There are numerous stand-offs, but the best scene has Stéphane left alone by his colleagues to ask for Saleh. He tells Saleh about the missing cub. “A lion should not be put in cage,” explains Saleh. “A lion doesn’t need to be fed; it can hunt.” The conversation is less a critique of the practices of gypsy circus folk and more of France’s treatment of immigrants, put in under-resourced housing stock and given limited employment opportunities.
We think we know where the film is going, but Ly surprises us. There is a terrifying scene at the circus itself. There is also a coda, when the events of the day catch up with our trio. Ly filmed it in the building where he lived to keep costs down.
Victor Hugo set his novel in Montfermeil over 150 years ago. Ly makes the point that basic grievances remain. The population can be French, cheering for ‘les Bleus’ during the 2018 World Cup Final – a set piece that opens the film – but are otherwise treated with contempt. Ly quotes from the novel: “there are no bad plants or bad people, but only bad cultivators”, suggesting that the systems are wrong. In an interview, Ly described the population of Les Bosquets as ‘the original gilets jaunes’ – the anti-government protestors who took to French streets from October 2018 and brought much of Paris to a standstill. Only the demands of the immigrant population are less heard – they are more like a parallel ‘Black Lives Matter’ movement.
Although Ly uses many of the conventions of the ticking-bomb police thriller, he does not aestheticize life on the street. He is not selling a soundtrack or making his cast urban style icons.
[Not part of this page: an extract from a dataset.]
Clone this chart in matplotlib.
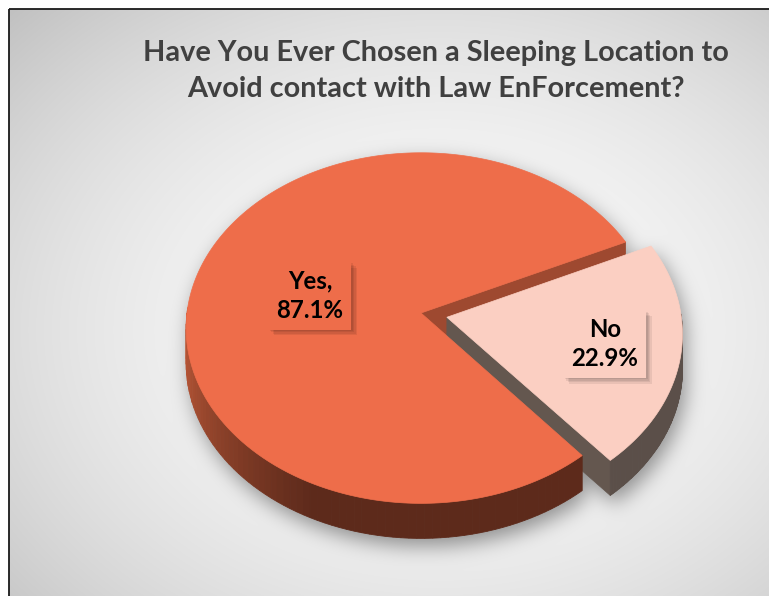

We remember their faces more than their clothes. Ly gives everyone their due.
Les Misérables compares favourably with director Mathieu Kassovitz’s 1995 film, La Haine, coincidently being re-released to mark its 25th anniversary. La Haine was exciting to watch and spoke directly to its audience; but Kassovitz subsequently recoiled from heightened social-realism and retreated into genre films and acting gigs. The 43-year-old Ly, who cut his teeth in documentaries, some of them directly aired on the internet to keep their integrity, is more social commentator than visual stylist. We can expect that he will stay true to the cause.